What does this mean for investors and entrepreneurs?

If you’re evaluating a business plan focused on building a new prediction market platform—whether it pitches a superior user experience (UX) or targets an untapped niche—you need to ask tougher questions:

How will liquidity issues be resolved?
How can profitability be achieved amid competition from established giants?
How many competing platforms will actually succeed?
More importantly, even if successful, what is the realistic possibility of an exit multiple from a base of over $100 million in funding?

If you’re focused on infrastructure opportunities, you face a completely different risk-reward model. Build the data layer, develop cross-market tools, design settlement mechanisms, create trader analytics, establish smart intelligence platforms. These businesses grow alongside the entire market’s expansion, rather than competing against a single rival.
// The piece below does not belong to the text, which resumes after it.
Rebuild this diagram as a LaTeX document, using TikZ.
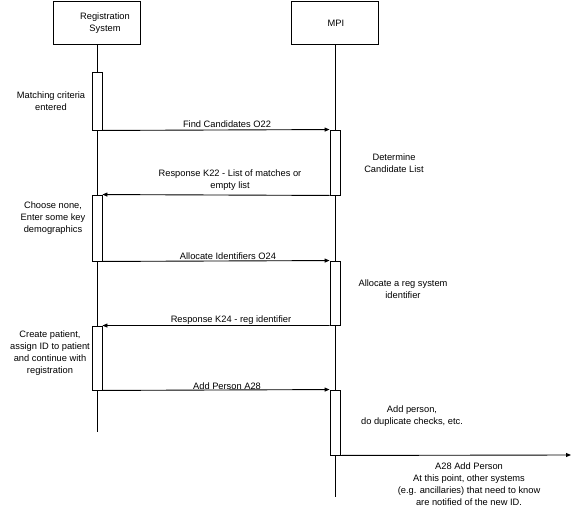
\documentclass[tikz,border=0pt]{standalone}
\usepackage{fontspec}
\setmainfont{Liberation Sans}
\usetikzlibrary{arrows.meta}
\begin{document}
\begin{tikzpicture}[x=1pt,y=-1pt,
  every node/.style={font=\fontsize{9.3}{12}\selectfont},
  actor/.style={draw, line width=0.9pt, minimum width=87pt, minimum height=43pt, inner sep=0pt},
  bar/.style={draw, line width=0.9pt, fill=white, minimum width=10pt, inner sep=0pt},
  life/.style={line width=0.9pt},
  msg/.style={line width=0.9pt, -{Triangle[length=5pt,width=4pt]}},
  lbl/.style={align=center, inner sep=0pt}]
\useasboundingbox (0,0) rectangle (573,508);
% actors
\node[actor] (rs) at (97,22.5) {};
\node[actor] (mpi) at (335,22.5) {};
\node[lbl] (rst) at (105,23) {Registration\\System};
\node[lbl] (mpit) at (336,23) {MPI};
% lifelines
\coordinate (rsend) at (97,432);
\coordinate (mpiend) at (335,497);
\draw[life] (rs.south) -- (rsend);
\draw[life] (mpi.south) -- (mpiend);
% activation bars
\node[bar, minimum height=58pt] (b1) at (97,101) {};
\node[bar, minimum height=66pt] (b2) at (97,228) {};
\node[bar, minimum height=64pt] (b3) at (97,358) {};
\node[bar, minimum height=65pt] (m1) at (335,162.5) {};
\node[bar, minimum height=64pt] (m2) at (335,293) {};
\node[bar, minimum height=65pt] (m3) at (335,422.5) {};
% messages
\draw[msg] (b1.south east) -- (m1.north west);
\draw[msg] (m1.south west) -- (b2.north east);
\draw[msg] (b2.south east) -- (m2.north west);
\draw[msg] (m2.south west) -- (b3.north east);
\draw[msg] (b3.south east) -- (m3.north west);
\coordinate (out) at (571,455);
\draw[msg] (m3.south east) -- (out);
% message labels
\node[lbl] (l1) at (227,124) {Find Candidates O22};
\node[lbl] (l2) at (230,180) {Response K22 - List of matches or\\empty list};
\node[lbl] (l3) at (228,256) {Allocate Identifiers O24};
\node[lbl] (l4) at (231,320) {Response K24 - reg identifier};
\node[lbl] (l5) at (227,386) {Add Person A28};
% notes
\node[lbl] (n1) at (51,101) {Matching criteria\\entered};
\node[lbl] (n2) at (53,218) {Choose none,\\Enter some key\\demographics};
\node[lbl] (n3) at (50,353) {Create patient,\\assign ID to patient\\and continue with\\registration};
\node[lbl] (n4) at (394,163.5) {Determine\\Candidate List};
\node[lbl] (n5) at (403,289) {Allocate a reg system\\identifier};
\node[lbl] (n6) at (412,416) {Add person,\\do duplicate checks, etc.};
\node[lbl] (n7) at (469,484) {A28 Add Person\\At this point, other systems\\(e.g. ancillaries) that need to know\\are notified of the new ID.};
\end{tikzpicture}
\end{document}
They benefit from market prosperity rather than suffer from market fragmentation. They offer the kind of unrestrained growth potential that venture capital truly pursues.

The prediction market ecosystem remains in its early stages, meaning enormous opportunities exist. But the real opportunity lies not in replicating what Polymarket has already done, but in building the foundational layers that enable the entire ecosystem to operate more efficiently.

Platforms will fight each other, while infrastructure will continue to expand.